Tuesday, August 25, 2009

Google Documents: Creating Quizzes

Teachers need to seek feedback in order to understand whether or not students are understanding the material. Isn't this one of the reasons why we give tests and quizzes? If we are interested in student learning, we need to know what students know and fill in the gaps where possible. Google Documents allows individuals to create online quizzes that they can then share with people. Others can collaborate on the quiz and view the results.

The results can be viewed in spreadsheet format or in graphs. Take a look at this
YouTube video on how to create quizzes and view results in graph format. Apparently, you can embed the quiz inside of your blog, so I'm giving that a try. Hopefully it works and you fill out the quiz. I do appreciate feedback. Information-literacy professionals should be seeking feedback from students. This is just one possible option.

If you are interested in creating a Google Docs quiz that you can share, just login to Google Docs and select the "New" button in the upper, left-hand corner of the task bar.

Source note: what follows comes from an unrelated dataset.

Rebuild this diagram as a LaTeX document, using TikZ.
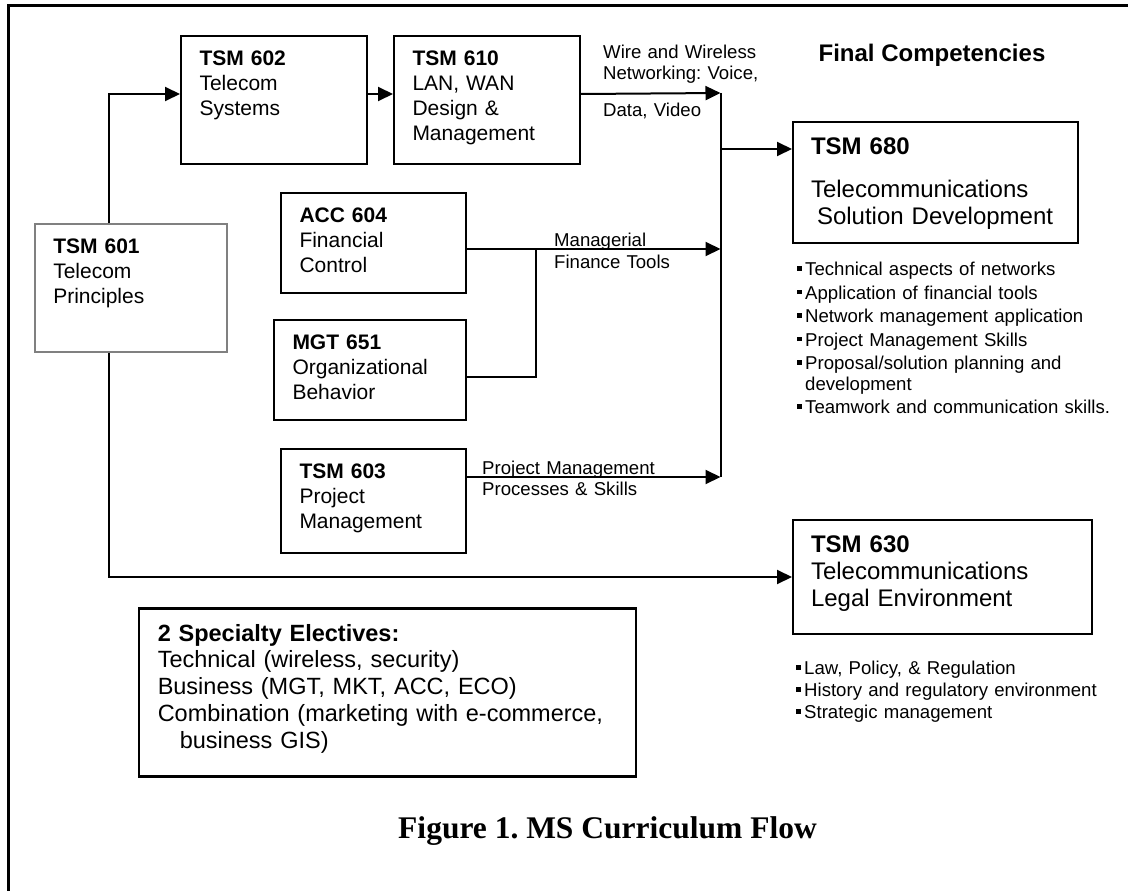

Select "Form." You can create open-ended questions, multiple-choice questions, questions with check boxes, choosing from a list, and a scale. Give it a try.

Monday, August 3, 2009

Problem-Based Learning Article by Barbara Ferrer Kenney

Have you ever wondered how to get out of a teaching rut? Many librarians continue to offer demonstrations on databases and library catalogs, which include a lot of talking. In many cases students do not get engaged and do not retain the information, nor do they develop information-literacy skills. Barbara Ferrer Kenney wrote an article which was published a year ago titled: "Revitalizing the One-Shot Instruction Session Using Problem-Based Learning (PBL)."

Kenney cites the Department of Chemical Engineering at McMaster University when she defines problem-based learning in the following terms: "any learning environment where the problem drives the learning" (386). Essentially, students must become owners of their own learning and actively participate in answering questions, solving problems, and working together in groups. Kenney affirms that "PBL is 'worth the effort' because of the similarities between the goals of PBL and information literacy instrction" (386). The hands-on component requires that they pick up on skills and knowledge along the way as they work to solve the problem presented them.

For instructors, Kenney acknowledges that it can be difficult and scary to relinquish some authority and control in the classroom, but the results of this kind of instruction apparently surpass that of basic instruction. Students develop critical thinking skills, abilities to find, evaluate, and use information while collaborating in groups. The group work fosters their communication skills. to the degree that they engage in the problem-based activity they increase their skills and interest levels in ways that will likely lead to life-long learning.

Instructors need to remember that their work in the classroom may not be as intensive; however, their preparations before the class begins may require more time and collaboration with the faculty member. Kenney emphasizes the importance of creating an outline "that relies on defined goals and objectives based on a problem that captures student interest" (387). Matching a session's objectives with the ACRL Information Literacy Standards takes time.

The article discusses how to develop the problem, how to create the outline, how to deal with some of the challenges, and how to follow up and assess the experience. Overall, this article provided solid reasons for adapting this teaching methodology, while also offering enough useful ideas on how to implement this change effectively. Certainly, a radical change like this requires a bit of courage as Kenney states here: "While the process may require librarians to step out of their comfort zone in the delivery of the session, it does provide the opportunity for students and faculty to experience library instruction in a new and dynamic way" (391).

Consider problem-based learning as a viable option for your library instruction. Students may come away having learned more and gained a greater interest in their research. This active approach thrusts students into a learning mode that forces them to think and act more than they would in a demonstration where they would passively receive information, which would not be retained as readily.

Kenney, Barbara Ferrer. "Revitalizing the One-Shot Instruction Session Using Problem-Based Learning." Reference & User Services Quarterly 47.4 (2008): 386-91.